Firstly, I get stock data from google finance and transmitted the data by Kafka; Then utilized spark streaming processed the raw data from KafkaBroker and computed the average price of stock of every timestamp; Pushed the data to redis hub for server to read; Finally, displaying the real-time dynamic data using Bootstrap,jQuery and D3.js.
Suppose your docker virtual machine ip is 192.168.99.100, first run flask-data-producer (include port, kafka_broker ip, kafka topic in your dev.cfg)
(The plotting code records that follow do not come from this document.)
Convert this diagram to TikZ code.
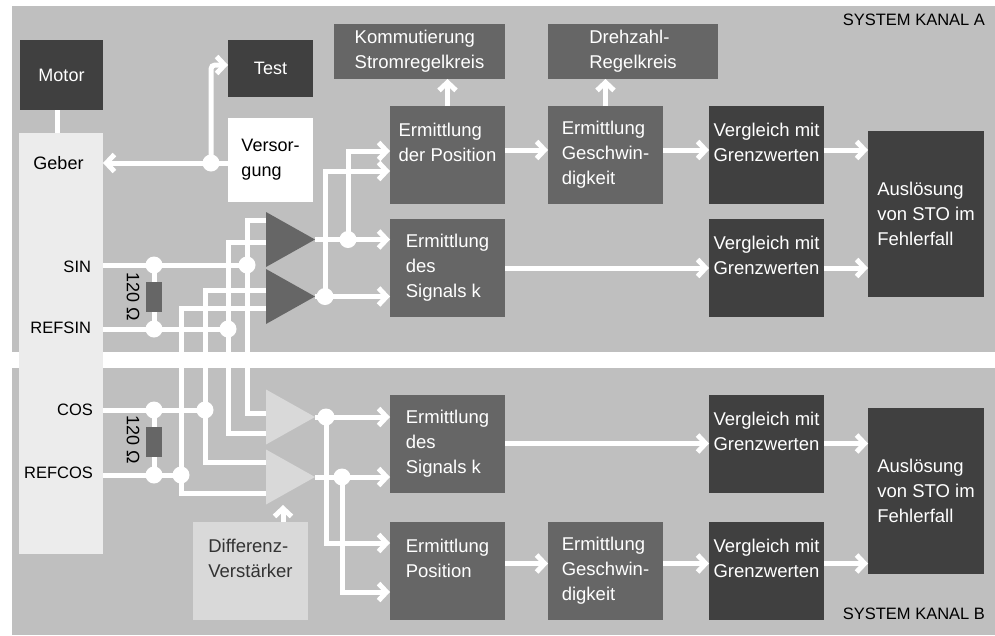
\documentclass[tikz,border=0pt]{standalone}
\usepackage{fontspec}
\setmainfont{Liberation Sans}
\usetikzlibrary{arrows.meta,shapes.geometric}

\definecolor{panel}{RGB}{191,191,191}
\definecolor{geberfill}{RGB}{236,236,236}
\definecolor{boxdark}{RGB}{64,64,64}
\definecolor{boxmid}{RGB}{102,102,102}
\definecolor{boxlight}{RGB}{217,217,217}
\definecolor{textdark}{RGB}{51,51,51}

\begin{document}
\begin{tikzpicture}[x=1pt, y=-1pt]
\tikzset{ >={Straight Barb[length=8pt,width=17pt]}, inner sep=0pt, outer sep=0pt,
  wire/.style={white, line width=5pt},
  dot/.style={circle, fill=white, minimum size=17pt},
  blk/.style={minimum width=115pt, minimum height=98pt, align=left, text=white,
              font=\fontsize{18.5}{25}\selectfont},
  darkblk/.style={blk, fill=boxdark},
  midblk/.style={blk, fill=boxmid},
  amp/.style={isosceles triangle, isosceles triangle stretches, shape border rotate=0,
              minimum width=55pt, minimum height=49pt, anchor=apex},
  res/.style={fill=boxmid, minimum width=16pt, minimum height=30pt},
  lbl/.style={font=\fontsize{16.5}{20}\selectfont},
  big/.style={font=\fontsize{18}{25}\selectfont},
}

%\draw [lightgray, dashed](0,0) grid[step=50] (995,635);

\fill [white] (0,0) rectangle (995,635);
\useasboundingbox (0,0) rectangle (995,635);
\fill [panel] (12,6)   rectangle (995,352);
\fill [panel] (12,368) rectangle (995,635);

\node [anchor=east, font=\fontsize{16.5}{18}\selectfont] (kanA) at (985,20)  {SYSTEM KANAL A};
\node [anchor=east, font=\fontsize{16.5}{18}\selectfont] (kanB) at (985,614) {SYSTEM KANAL B};

% Geber, Versorgung
\node [big, fill=boxdark, text=white, minimum width=83pt, minimum height=70pt] (motor) at (61.5,75) {Motor};
\node [fill=geberfill, minimum width=84pt, minimum height=421pt] (geber) at (61,343.5) {};
\node [big, fill=boxdark, text=white, minimum width=85pt, minimum height=57pt] (test) at (270.5,68.5) {Test};
\node [big, fill=white, minimum width=85pt, minimum height=84pt, align=left] (vers) at (270.5,160) {Versor-\\gung};

\node [big] (gebT) at (58.5,163) {Geber};
\node [lbl, anchor=east] (sinT)    at (91,267) {SIN};
\node [lbl, anchor=east] (refsinT) at (91,328) {REFSIN};
\node [lbl, anchor=east] (cosT)    at (93,410) {COS};
\node [lbl, anchor=east] (refcosT) at (93,473) {REFCOS};

% Kanal A
\node [midblk, minimum width=171pt, minimum height=55pt] (kommA) at (419.5,51.5) {Kommutierung\\Stromregelkreis};
\node [midblk, minimum width=170pt, minimum height=55pt] (drehA) at (633,51.5)   {Drehzahl-\\Regelkreis};
\node [midblk]  (posA)  at (447.5,155) {Ermittlung\\der Position\\\mbox{}};
\node [midblk]  (gesA)  at (605.5,155) {Ermittlung\\Geschwin-\\digkeit};
\node [darkblk] (vglA1) at (766.5,155) {Vergleich mit\\Grenzwerten\\\mbox{}};
\node [midblk]  (sigA)  at (447.5,268) {Ermittlung\\des\\Signals k};
\node [darkblk] (vglA2) at (766.5,268) {Vergleich mit\\Grenzwerten\\\mbox{}};
\node [darkblk, minimum width=116pt, minimum height=166pt] (ausA) at (926,214) {Auslösung\\von STO im\\Fehlerfall};

% Kanal B
\node [midblk]  (sigB)  at (447.5,443.5) {Ermittlung\\des\\Signals k};
\node [darkblk] (vglB1) at (766.5,443.5) {Vergleich mit\\Grenzwerten\\\mbox{}};
\node [midblk]  (posB)  at (447.5,570.5) {Ermittlung\\Position\\\mbox{}};
\node [midblk]  (gesB)  at (605.5,570.5) {Ermittlung\\Geschwin-\\digkeit};
\node [darkblk] (vglB2) at (766.5,570.5) {Vergleich mit\\Grenzwerten\\\mbox{}};
\node [darkblk, minimum width=116pt, minimum height=166pt] (ausB) at (926,490.5) {Auslösung\\von STO im\\Fehlerfall};
\node [blk, fill=boxlight, text=textdark] (diff) at (250.5,571) {Differenz-\\Verstärker\\\mbox{}};

% Verstaerker
\node [amp, fill=boxmid]   (ampA1) at (315,239.5) {};
\node [amp, fill=boxmid]   (ampA2) at (315,296.5) {};
\node [amp, fill=boxlight] (ampB1) at (315,417)   {};
\node [amp, fill=boxlight] (ampB2) at (315,477)   {};

\coordinate (inA1a) at (266,220);
\coordinate (inA1b) at (266,242);
\coordinate (inA2a) at (266,290);
\coordinate (inA2b) at (266,308);
\coordinate (inB1a) at (266,413);
\coordinate (inB1b) at (266,433);
\coordinate (inB2a) at (266,462);
\coordinate (inB2b) at (266,493);

% Knoten
\node [dot] (dVers)    at (211,163) {};
\node [dot] (dSINr)    at (154,265) {};
\node [dot] (dREFSINr) at (154,329) {};
\node [dot] (dCOSr)    at (154,410) {};
\node [dot] (dREFCOSr) at (154,475) {};
\node [dot] (dSIN)     at (247,265) {};
\node [dot] (dREFSIN)  at (228,329) {};
\node [dot] (dCOS)     at (205,410) {};
\node [dot] (dREFCOS)  at (181,475) {};
\node [dot] (dA1) at (348,239.5) {};
\node [dot] (dA2) at (325,296.5) {};
\node [dot] (dB1) at (326,417)   {};
\node [dot] (dB2) at (342,477)   {};

\draw [wire]     ([xshift=-4.5pt]motor.south) -- ([xshift=-4.5pt]motor.south |- geber.north);
\draw [wire, ->] (vers.west |- dVers) -- (geber.east |- dVers);
\draw [wire, ->, rounded corners=4pt] (dVers.center) |- ([yshift=3.5pt]test.west);

\draw [wire] (geber.east |- dSINr)    -- (dSIN.center);
\draw [wire] (geber.east |- dREFSINr) -- (dREFSIN.center);
\draw [wire] (geber.east |- dCOSr)    -- (dCOS.center);
\draw [wire] (geber.east |- dREFCOSr) -- (dREFCOS.center);
\draw [wire] (dSINr.center) -- (dREFSINr.center);
\draw [wire] (dCOSr.center) -- (dREFCOSr.center);

\draw [wire] (inA1a) -| (dSIN.center)    |- (inB1a);
\draw [wire] (inA1b) -| (dREFSIN.center) |- (inB1b);
\draw [wire] (inA2a) -| (dCOS.center)    |- (inB2a);
\draw [wire] (inA2b) -| (dREFCOS.center) |- (inB2b);

\draw [wire, ->] (ampA1.apex) -- (ampA1.apex -| sigA.west);
\draw [wire, ->] (ampA2.apex) -- (ampA2.apex -| sigA.west);
\draw [wire, ->] (ampB1.apex) -- (ampB1.apex -| sigB.west);
\draw [wire, ->] (ampB2.apex) -- (ampB2.apex -| sigB.west);
\draw [wire, ->] (dA1.center) |- ([yshift=4pt]posA.west);
\draw [wire, ->] (dA2.center) |- ([yshift=-16pt]posA.west);
\draw [wire, ->] (dB1.center) |- ([yshift=27.5pt]posB.west);
\draw [wire, ->] (dB2.center) |- ([yshift=-21.5pt]posB.west);

\draw [wire, ->] (posA.north) -- (posA.north |- kommA.south);
\draw [wire, ->] (gesA.north) -- (gesA.north |- drehA.south);
\draw [wire, ->] ([yshift=5pt]posA.east)  -- ([yshift=5pt]posA.east -| gesA.west);
\draw [wire, ->] ([yshift=5pt]gesA.east)  -- ([yshift=5pt]gesA.east -| vglA1.west);
\draw [wire, ->] ([yshift=5pt]vglA1.east) -- ([yshift=5pt]vglA1.east -| ausA.west);
\draw [wire, ->] (sigA.east)  -- (sigA.east -| vglA2.west);
\draw [wire, ->] (vglA2.east) -- (vglA2.east -| ausA.west);

\draw [wire, ->] (sigB.east)  -- (sigB.east -| vglB1.west);
\draw [wire, ->] (vglB1.east) -- (vglB1.east -| ausB.west);
\draw [wire, ->] ([yshift=7pt]posB.east)  -- ([yshift=7pt]posB.east -| gesB.west);
\draw [wire, ->] ([yshift=7pt]gesB.east)  -- ([yshift=7pt]gesB.east -| vglB2.west);
\draw [wire, ->] ([yshift=7pt]vglB2.east) -- ([yshift=7pt]vglB2.east -| ausB.west);
\draw [wire, ->] ([xshift=32.5pt]diff.north) -- ++(0,-17);

% Abschlusswiderstaende
\node [res] (resA) at (154,297) {};
\node [res] (resB) at (154,442) {};
\node [lbl, big, rotate=-90] (ohmA) at (133,297) {120 Ω};
\node [lbl, big, rotate=-90] (ohmB) at (133,440) {120 Ω};
\end{tikzpicture}
\end{document}
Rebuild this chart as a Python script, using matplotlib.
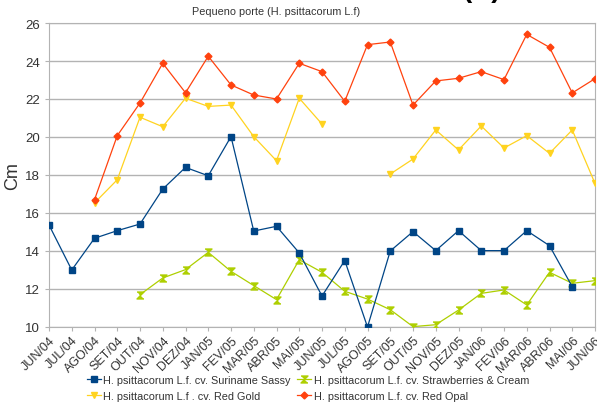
import numpy as np
import matplotlib
matplotlib.use("Agg")
import matplotlib.pyplot as plt

plt.rcParams['font.family'] = ['Liberation Sans', 'DejaVu Sans']

# months on the x axis
months = ['JUN/04', 'JUL/04', 'AGO/04', 'SET/04', 'OUT/04', 'NOV/04', 'DEZ/04',
          'JAN/05', 'FEV/05', 'MAR/05', 'ABR/05', 'MAI/05', 'JUN/05', 'JUL/05',
          'AGO/05', 'SET/05', 'OUT/05', 'NOV/05', 'DEZ/05', 'JAN/06', 'FEV/06',
          'MAR/06', 'ABR/06', 'MAI/06', 'JUN/06']

nan = np.nan
# heights (cm) per cultivar, nan = no measurement
suriname_sassy = [15.37, 13.0, 14.67, 15.07, 15.42, 17.26, 18.4, 17.96, 20.02, 15.05,
                  15.3, 13.9, 11.63, 13.5, 10.0, 14.0, 15.02, 14.02, 15.07, 14.02,
                  14.02, 15.07, 14.28, 12.12, nan]
strawberries = [nan, nan, nan, nan, 11.7, 12.58, 13.02, 13.93, 12.93, 12.18,
                11.44, 13.54, 12.88, 11.88, 11.47, 10.91, 10.02, 10.12, 10.89, 11.77,
                11.95, 11.16, 12.88, 12.3, 12.44]
red_gold = [nan, nan, 16.53, 17.75, 21.04, 20.54, 22.04, 21.61, 21.68, 20.02,
            18.75, 22.04, 20.68, nan, nan, 18.05, 18.84, 20.37, 19.32, 20.58,
            19.42, 20.07, 19.14, 20.37, 17.56]
red_opal = [nan, nan, 16.7, 20.07, 21.79, 23.88, 22.33, 24.25, 22.74, 22.21,
            22.0, 23.88, 23.44, 21.88, 24.86, 25.0, 21.68, 22.95, 23.09, 23.44,
            23.02, 25.4, 24.72, 22.32, 23.07]

labels = ['H. psittacorum L.f. cv. Suriname Sassy',
          'H. psittacorum L.f. cv. Strawberries & Cream',
          'H. psittacorum L.f . cv. Red Gold',
          'H. psittacorum L.f. cv. Red Opal']

hourglass = [(-1, 1), (1, 1), (-1, -1), (1, -1)]

fig = plt.figure(figsize=(5.97, 4.06), dpi=100)
ax = fig.add_axes([49 / 597, 1 - 328 / 406, 546 / 597, 304 / 406])

x = np.arange(len(months))
l1, = ax.plot(x, strawberries, color='#aecf00', lw=0.9, marker=hourglass, ms=5,
              label=labels[1], zorder=3)
l2, = ax.plot(x, red_gold, color='#ffd320', lw=0.9, marker='v', ms=5,
              label=labels[2], zorder=3)
l3, = ax.plot(x, red_opal, color='#ff420e', lw=0.9, marker='D', ms=3.5,
              label=labels[3], zorder=3)
l0, = ax.plot(x, suriname_sassy, color='#004586', lw=0.9, marker='s', ms=4.5,
              label=labels[0], zorder=4)

ax.set_xlim(0, len(months) - 1)
ax.set_ylim(10, 26)
ax.set_yticks(range(10, 27, 2))
ax.set_xticks(x)
ax.set_xticklabels(months, rotation=45, ha='right', rotation_mode='anchor')
ax.grid(axis='y', color='#b3b3b3', lw=1)
ax.set_axisbelow(True)
for s in ax.spines.values():
    s.set_color('#b3b3b3')
ax.tick_params(colors='#b3b3b3', labelcolor='#333333', labelsize=9.5, length=3)
ax.tick_params(axis='x', pad=2, labelsize=9)
ax.set_ylabel('Cm', fontsize=13, color='#333333', labelpad=3)

fig.text(276 / 597, 1 - 12 / 406, 'Pequeno porte (H. psittacorum L.f)',
         ha='center', va='center', fontsize=7.8, color='#333333')
fig.text(482 / 597, 1 + 3 / 406, '(A)', ha='center', va='baseline',
         fontsize=20, fontweight='bold', color='#000000')

fig.legend([l0, l2, l1, l3], [labels[0], labels[2], labels[1], labels[3]],
           ncol=2, loc='upper left', bbox_to_anchor=(87 / 597, 1 - 376 / 406),
           frameon=False, fontsize=7.8, handlelength=1.3, handletextpad=0.2,
           columnspacing=0.6, labelspacing=0.55, borderaxespad=0, borderpad=0,
           labelcolor='#333333')

fig.savefig('out.png', dpi=100)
export ENV_CONFIG_FILE=`pwd`/config/dev.cfg
python flask_data_producer.py
Run redis_publisher
python redis_publisher.py `your kafka topic` 192.168.99.100:9092 `your redis channel` 192.168.99.100 6379
Run spark streaming, please include spark-streaming-kafka-0-8-assembly_2.11-2.0.0.jar in your spark classpath
spark-submit pyspark_streaming.py `your kafka producer topic` `another kafka topic you send to after processing data` 192.168.99.100:9092
Start server
node index.js --port=3000 --redis_host=192.168.99.100 --redis_port=6379 --subscribe_topic=`kafka topic you send to after processing data`